Dolnick's The Forger's Spell






















If this painting strikes you as being similar to a Vermeer, you're right. If this strikes as BEING a Vermeer, you're emphatically wrong. Above is the most famous painting by the most notorious forger of the 20th century, one Han Van Meegeren, morphine addict, womanizer, oh, and artist for Nazi Herman Goebbels.

The most fascinating aspect of this tale is that Van Meegeren's paintings were not even good. In fact, they were horrible (and made out of plastic). Van Meegeren's genius lay in his ability to play the best odds, and he really knew his audience.

Before Van Meegeren cast his net, The Dutch of the 1930s had fallen in love with Vermeer becuase of the calm, serene qualities of his paintings. The paintings that were popular then, and popular now, were his 'domestic' pictures: The Milkmaid, The Girl With a Pearl Earring. These paintings, however, were not as popular during Vermeer's lifetime, as people during the 17th century favored paintings of a more grander contemplation. Paintings of high quality back then depicted mythological or biblical themes, but Vermeer painted these, too, they're just not as popular, or as well known. Vermeer's early paintings are similar to Caravaggio's, an Italian painter known for his gritty scenes and chiarascuro. Vermeer's brilliant use of light probably stems from his early studies of Caravaggio's paintings.

By the time Van Meegeren came along, art critics were wondering about the connection between Vermeer's early biblical paintings and his later work. Van Meegeren, sly dog, provided the link. Notice in the above picture that the light comes from the left, as in many of Vermeer's later work. Yellow and blue are central to the color scheme, as they are in later Vermeer paintings. The pointilism on the bread (though really sloppy here) recalls the same element on the bread in The Milkmaid (a much more convincing example). However, the scene depicts Christ and his apostles, which provides the critical link to the earlier paintings. Oh, and it's a similar scene to one that Caravaggio painted.

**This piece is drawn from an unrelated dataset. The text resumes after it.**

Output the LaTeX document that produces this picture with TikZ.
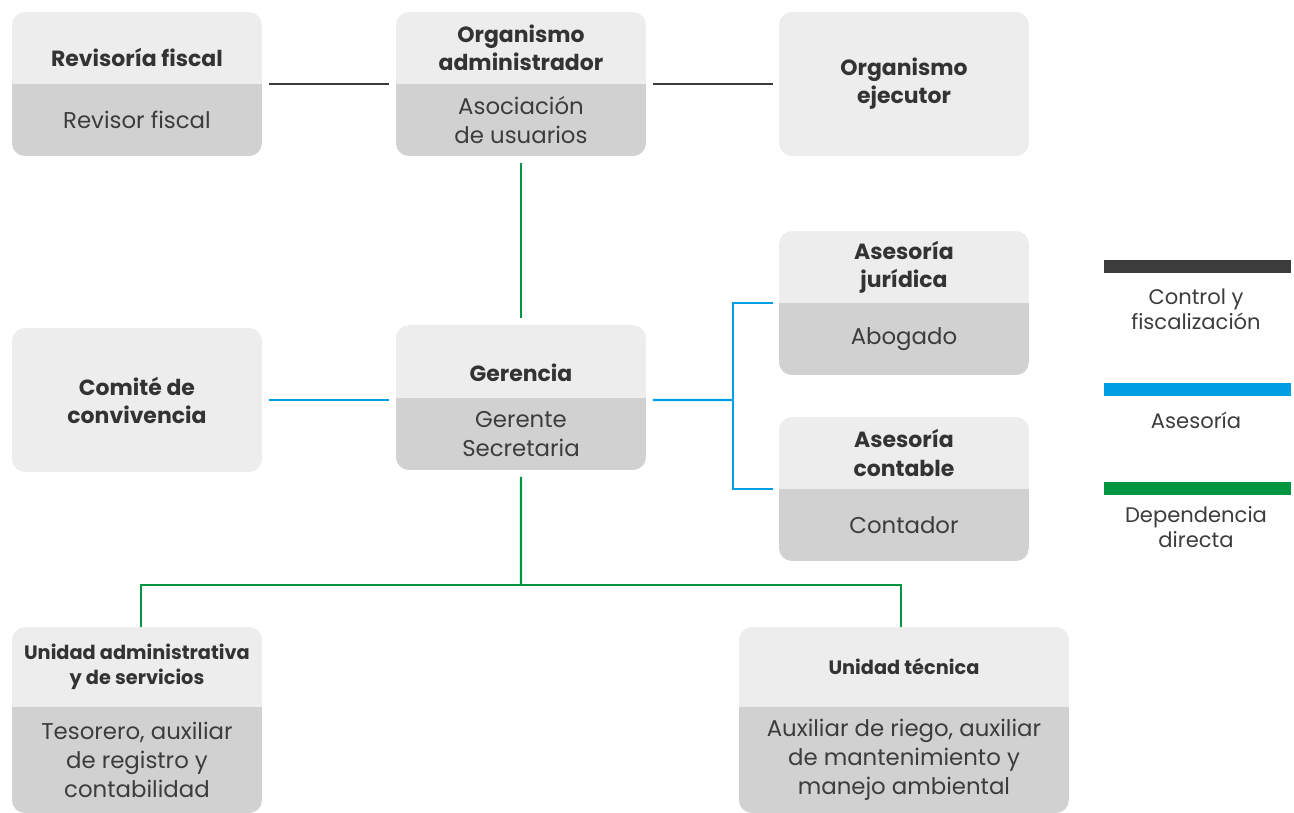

Christ at Emmaeus fails in many ways, too, but Van Meegeren's victims would not discern these until later. The characters look like corpses with large eyes (considered popular in the 1930s), and the fabric of the clothes and tablecloth hang with the flexibility of wood. The figure in the front, in the yellow, has an inhumanly long arm hanging from a stovepipe sleeve. This, though, is the best picture of the six that Van Meegeren delivered to his gullible crowd. By the time the last painting was 'discoved,' it looked like perhaps Vermeer had painted the thing with his feet - while unconscious in a drunken stupor. Still, Van Meegeren would have gotten away with it, if Joop Pillar, an Amsterdam policeman, hadn't come come knocking at Van Meegeren's mansion door...

The best of Edward Dolnick's story is yet to come, and reading The Forger's Spell is a must for anyone who ever wondered about the forgery of fine art.